Вслед за сталинской темой в протоколе допроса К. фигурировало немало и других сюжетов. Я, по его словам, «систематически» восхвалял образ жизни в западных странах, где, кстати сказать, в те времена не бывал и не мог бывать. Соответственно я всячески «хулил» нашу жизнь. Клеветал на нашу страну, заявляя, что у нас нет демократии, что сталинская конституция — это фикция. Само собой, я клеветал на состояние нашего сельского хозяйства, говорил, что во всем виновата коллективизация. Словом, в показаниях свидетеля К. фигурировал весь набор тогдашних обвинений в антисоветской агитации.
Имея такие показания, оформить мой арест по тем временам было легче легкого. Какой прокурор посмел бы отказать в санкции на арест такого заклятого врага «одного из руководителей» и всей советской системы?!
«Но почему же мне не предъявили показания К. на следствии? Почему не попытались получить от меня признание правдивости его показаний? Почему не провели очную ставку между мной и им?» Я был в полном недоумении.
— Читайте дальше. Читайте, — со значением сказал мне Трофимов, заметив, что я сижу с недоуменным видом.
— Почему же вы мне не предъявили эти показания? — спросил я.
— Да вы читайте. И все поймете, — повторил Трофимов.
Я перевернул последнюю страницу пространного протокола показаний К. и, к своему удивлению, увидел второй протокол его допроса. Протокол совершенно особенный, отличный от всех других, находившихся в деле. Прежде всего, в отличие от прочих, написанных от руки, этот протокол был напечатан на машинке. Кроме того, он представлял собой оформленную в качестве протокола расшифровку стенограммы допроса, что было специально указано сверху. Примечательной была и преамбула протокола. В ней говорилось, что заместитель начальника Отделения следственного отдела ЛО Управления МГБ Трофимов такого-то числа (не то в декабре 1949, не то в январе уже 1950 года) допросил в качестве свидетеля К. в присутствии. И вот это «присутствие» было совершенно удивительным. Перечень открывало имя генерала — заместителя начальника Управления. За ним следовала фамилия начальника следственного отдела Козырева, затем какого-то крупного прокурорского начальника. Где-то в конце, на восьмом или на девятом месте, красовалась фамилия Соколова. Присутствие стольких «звезд» ленинградских карательных органов свидетельствовало о том, что происходило что-то чрезвычайное. Я стал читать текст протокола. Многое, хотя далеко не все, стало ясным с первых же строк.
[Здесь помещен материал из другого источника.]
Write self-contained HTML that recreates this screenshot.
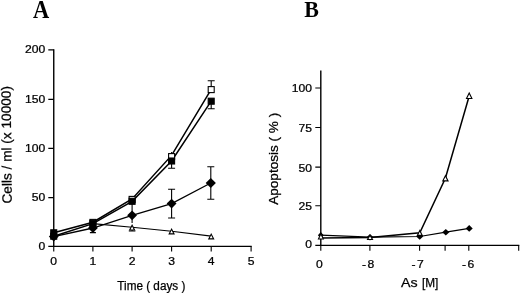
<!DOCTYPE html>
<html><head><meta charset="utf-8"><title>Figure</title>
<style>
html,body{margin:0;padding:0;background:#fff}
svg{display:block}
.t{font-family:"Liberation Sans",sans-serif;font-size:11.2px;fill:#000;stroke:#000;stroke-width:.25px}
.l{font-family:"Liberation Sans",sans-serif;font-size:12px;fill:#000;stroke:#000;stroke-width:.25px}
.p{font-family:"Liberation Serif",serif;font-size:21px;font-weight:bold;fill:#000}
</style></head><body>
<svg width="520" height="293" viewBox="0 0 520 293">
<rect width="520" height="293" fill="#fff"/>
<path d="M53.75 49.3V246.3" stroke="#000" stroke-width="1.4" fill="none"/><path d="M48.3 246.3H251.7" stroke="#000" stroke-width="1.15" fill="none"/>
<path d="M48.3 49.9H53.75M48.3 99.4H53.75M48.3 148.4H53.75M48.3 197.6H53.75M53.75 246.3V251.4M92.90 246.3V251.4M132.10 246.3V251.4M171.60 246.3V251.4M211.20 246.3V251.4M251.10 246.3V251.4" stroke="#000" stroke-width="1.1" fill="none"/>
<path d="M211.20 80.80V89.60M207.70 80.80H214.70" stroke="#000" stroke-width="1.1" fill="none"/>
<path d="M211.20 101.00V108.80M207.70 108.80H214.70" stroke="#000" stroke-width="1.1" fill="none"/>
<path d="M171.60 160.00V168.30M168.10 168.30H175.10" stroke="#000" stroke-width="1.1" fill="none"/>
<path d="M171.60 152.00V157.00" stroke="#000" stroke-width="1.1" fill="none"/>
<path d="M132.10 203.00V223.00" stroke="#000" stroke-width="1.1" fill="none"/>
<path d="M210.80 166.80V199.20M207.30 166.80H214.30M207.30 199.20H214.30" stroke="#000" stroke-width="1.1" fill="none"/>
<path d="M171.60 189.30V218.00M168.10 189.30H175.10M168.10 218.00H175.10" stroke="#000" stroke-width="1.1" fill="none"/>
<path d="M132.10 229.00V231.00M128.80 231.00H135.40" stroke="#000" stroke-width="1.1" fill="none"/>
<path d="M92.90 224.00V232.60M89.90 232.60H95.90" stroke="#000" stroke-width="1.1" fill="none"/>
<polyline points="92.90,223.60 132.10,227.20 171.60,231.20 211.20,236.10" fill="none" stroke="#000" stroke-width="1.1"/>
<polyline points="53.75,236.60 92.90,228.00 132.10,215.30 171.60,203.60 210.80,183.00" fill="none" stroke="#000" stroke-width="1.3"/>
<polyline points="53.75,232.80 92.90,222.20 132.10,198.90 171.60,155.40 211.20,89.30" fill="none" stroke="#000" stroke-width="1.5"/>
<polyline points="53.75,236.20 92.90,223.60 132.10,201.30 171.60,161.00 211.20,101.20" fill="none" stroke="#000" stroke-width="1.5"/>
<path d="M90.45 226.70L92.90 221.90L95.35 226.70Z" fill="#fff" stroke="#000" stroke-width="1.1"/>
<path d="M129.65 230.00L132.10 225.20L134.55 230.00Z" fill="#fff" stroke="#000" stroke-width="1.1"/>
<path d="M169.15 233.90L171.60 229.10L174.05 233.90Z" fill="#fff" stroke="#000" stroke-width="1.1"/>
<path d="M208.75 238.90L211.20 234.10L213.65 238.90Z" fill="#fff" stroke="#000" stroke-width="1.1"/>
<path d="M48.85 236.60L53.75 231.70L58.65 236.60L53.75 241.50Z" fill="#000"/>
<path d="M88.00 228.00L92.90 223.10L97.80 228.00L92.90 232.90Z" fill="#000"/>
<path d="M127.20 215.30L132.10 210.40L137.00 215.30L132.10 220.20Z" fill="#000"/>
<path d="M166.70 203.60L171.60 198.70L176.50 203.60L171.60 208.50Z" fill="#000"/>
<path d="M205.70 183.00L210.80 177.90L215.90 183.00L210.80 188.10Z" fill="#000"/>
<rect x="50.75" y="229.80" width="6" height="6" fill="#000" stroke="#000" stroke-width="1.1"/>
<rect x="89.90" y="219.40" width="6" height="6" fill="#fff" stroke="#000" stroke-width="1.1"/>
<rect x="129.10" y="196.40" width="6" height="6" fill="#fff" stroke="#000" stroke-width="1.1"/>
<rect x="168.60" y="153.60" width="6" height="6" fill="#fff" stroke="#000" stroke-width="1.1"/>
<rect x="208.20" y="86.60" width="6" height="6" fill="#fff" stroke="#000" stroke-width="1.1"/>
<rect x="50.75" y="233.20" width="6" height="6" fill="#000" stroke="#000" stroke-width="1.1"/>
<rect x="89.90" y="220.60" width="6" height="6" fill="#000" stroke="#000" stroke-width="1.1"/>
<rect x="129.10" y="198.30" width="6" height="6" fill="#000" stroke="#000" stroke-width="1.1"/>
<rect x="168.60" y="158.00" width="6" height="6" fill="#000" stroke="#000" stroke-width="1.1"/>
<rect x="208.20" y="98.20" width="6" height="6" fill="#000" stroke="#000" stroke-width="1.1"/>
<text transform="translate(45.20 53.00) scale(1.085 1.0)" text-anchor="end" class="t">200</text>
<text transform="translate(45.20 102.50) scale(1.085 1.0)" text-anchor="end" class="t">150</text>
<text transform="translate(45.20 151.50) scale(1.085 1.0)" text-anchor="end" class="t">100</text>
<text transform="translate(45.20 200.70) scale(1.085 1.0)" text-anchor="end" class="t">50</text>
<text transform="translate(45.20 250.45) scale(1.085 1.0)" text-anchor="end" class="t">0</text>
<text transform="translate(53.75 264.90) scale(1.085 1.0)" text-anchor="middle" class="t">0</text>
<text transform="translate(92.90 264.90) scale(1.085 1.0)" text-anchor="middle" class="t">1</text>
<text transform="translate(132.10 264.90) scale(1.085 1.0)" text-anchor="middle" class="t">2</text>
<text transform="translate(171.60 264.90) scale(1.085 1.0)" text-anchor="middle" class="t">3</text>
<text transform="translate(211.20 264.90) scale(1.085 1.0)" text-anchor="middle" class="t">4</text>
<text transform="translate(251.10 264.90) scale(1.085 1.0)" text-anchor="middle" class="t">5</text>
<text x="151.3" y="289.6" text-anchor="middle" class="l" textLength="68" lengthAdjust="spacingAndGlyphs">Time ( days )</text>
<text transform="translate(11.2 144.8) rotate(-90.6)" text-anchor="middle" class="l" style="font-size:13.5px" textLength="117.5" lengthAdjust="spacingAndGlyphs">Cells / ml (x 10000)</text>
<text transform="translate(32.9 17.8) scale(1.07 1.2)" class="p">A</text>
<path d="M320.8 70.5V245.3" stroke="#000" stroke-width="1.4" fill="none"/><path d="M315.3 245.3H519.3" stroke="#000" stroke-width="1.15" fill="none"/>
<path d="M315.3 88.05H320.8M315.3 127.5H320.8M315.3 167.1H320.8M315.3 205.8H320.8M320.80 245.3V250.8M369.90 245.3V250.8M419.60 245.3V250.8M445.10 245.3V250.8M468.80 245.3V250.8M518.70 245.3V250.8" stroke="#000" stroke-width="1.1" fill="none"/>
<polyline points="320.80,235.20 370.00,237.20 419.70,236.50 445.80,232.20 469.20,228.40" fill="none" stroke="#000" stroke-width="1.25"/>
<polyline points="320.90,237.90 370.00,237.50 419.80,232.80 445.40,178.20 469.20,96.00" fill="none" stroke="#000" stroke-width="1.5"/>
<path d="M317.90 235.20L320.80 231.90L323.70 235.20L320.80 238.50Z" fill="#000"/>
<path d="M366.60 237.20L370.00 233.90L373.40 237.20L370.00 240.50Z" fill="#000"/>
<path d="M416.25 236.50L419.70 233.20L423.15 236.50L419.70 239.80Z" fill="#000"/>
<path d="M442.25 232.20L445.80 228.90L449.35 232.20L445.80 235.50Z" fill="#000"/>
<path d="M465.70 228.40L469.20 225.10L472.70 228.40L469.20 231.70Z" fill="#000"/>
<path d="M318.45 238.95L320.90 233.85L323.35 238.95Z" fill="#fff" stroke="#000" stroke-width="1.1"/>
<path d="M367.50 239.55L370.00 235.25L372.50 239.55Z" fill="#fff" stroke="#000" stroke-width="1.1"/>
<path d="M417.35 235.40L419.80 230.40L422.25 235.40Z" fill="#fff" stroke="#000" stroke-width="1.1"/>
<path d="M442.75 180.90L445.40 175.70L448.05 180.90Z" fill="#fff" stroke="#000" stroke-width="1.1"/>
<path d="M466.50 98.55L469.20 92.95L471.90 98.55Z" fill="#fff" stroke="#000" stroke-width="1.1"/>
<text transform="translate(312.10 92.45) scale(1.085 1.0)" text-anchor="end" class="t">100</text>
<text transform="translate(312.10 131.90) scale(1.085 1.0)" text-anchor="end" class="t">75</text>
<text transform="translate(312.10 171.50) scale(1.085 1.0)" text-anchor="end" class="t">50</text>
<text transform="translate(312.10 210.20) scale(1.085 1.0)" text-anchor="end" class="t">25</text>
<text transform="translate(312.10 248.25) scale(1.085 1.0)" text-anchor="end" class="t">0</text>
<text transform="translate(319.50 267.80) scale(1.085 1.0)" text-anchor="middle" class="t">0</text>
<text transform="translate(362.0 267.8) scale(1.085 1)" class="t">-<tspan dx="1.4">8</tspan></text>
<text transform="translate(411.5 267.8) scale(1.085 1)" class="t">-<tspan dx="1.4">7</tspan></text>
<text transform="translate(462.0 267.8) scale(1.085 1)" class="t">-<tspan dx="1.4">6</tspan></text>
<text x="401.1" y="287.3" class="l" textLength="16.6" lengthAdjust="spacingAndGlyphs">As</text>
<text x="422.0" y="287.3" class="l" textLength="16.4" lengthAdjust="spacingAndGlyphs">[M]</text>
<text transform="translate(278.0 158.8) rotate(-90)" text-anchor="middle" class="l" style="font-size:12.6px" textLength="92" lengthAdjust="spacingAndGlyphs">Apoptosis ( % )</text>
<text transform="translate(304.2 16.9) scale(1.045 1.105)" class="p">B</text>
</svg>
</body></html>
Допрашиваемому К. был задан вопрос такого содержания: «На допросе … марта 1949 года вы дали развернутые показания об антисоветской деятельности имярек. Будучи вызванным сегодня на очную ставку с арестованным имярек, вы заявили, что данные вами тогда показания являются ложными и что вы от них полностью отказываетесь. Когда вы говорили правду — на первом допросе или сегодня?» К. ответил: «Правдивые показания я даю сегодня. Тогда, в марте, я дал ложные показания об антисоветской деятельности такого-то. В действительности он в моем присутствии никаких антисоветских разговоров не вел. Я всегда считал и считаю его вполне советским человеком — патриотом, защитником родины от фашистов, честным советским ученым…» Вслед за этим — вероятно, так полагалось, — К., опровергая пункт за пунктом свои прежние показания, подробно перечислил, чего именно я ему никогда не говорил.
Все это выглядело весьма смешно. «Он» — то есть я — не говорил о том, что один из руководителей партии и правительства совершил контрреволюционный переворот. «Он» не говорил, что этот «один из» — бездарный руководитель, тиран и т. д.
Вслед за длинным перечнем всего, о чем я не говорил, стоял очередной вопрос: «Объясните, почему вы тогда, в марте 1949 года, дали ложные показания?» Дальше следовало то самое, что разом и разъяснило — по какой причине на допрос К. собралось столько крупных чинов.
К. рассказал, что тогда, в начале допроса, он решительно отказался давать показания о моей антисоветской деятельности и заявил, что о такой моей деятельности ему ничего не известно. После этого допрашивавший его оперуполномоченный отдела культуры и науки начал его всячески стращать. Заявив К., что меня все равно арестуют, он пригрозил, что его — К. — после этого выгонят с идеологической работы за связь с врагом народа и за отказ помочь органам в его разоблачении. Когда это не помогло, допрашивавший К. эмгебешник вывел его из кабинета и повел вниз по лестнице в подвал Большого дома. Там, в пустынном месте, поставив К. возле какой-то толстой трубы, эмгебешник заявил ему, что сейчас здесь же его расстреляет. Вынув из кармана пистолет, он стал целиться в К. Тот, как написано в его показаниях, изрядно перетрусил.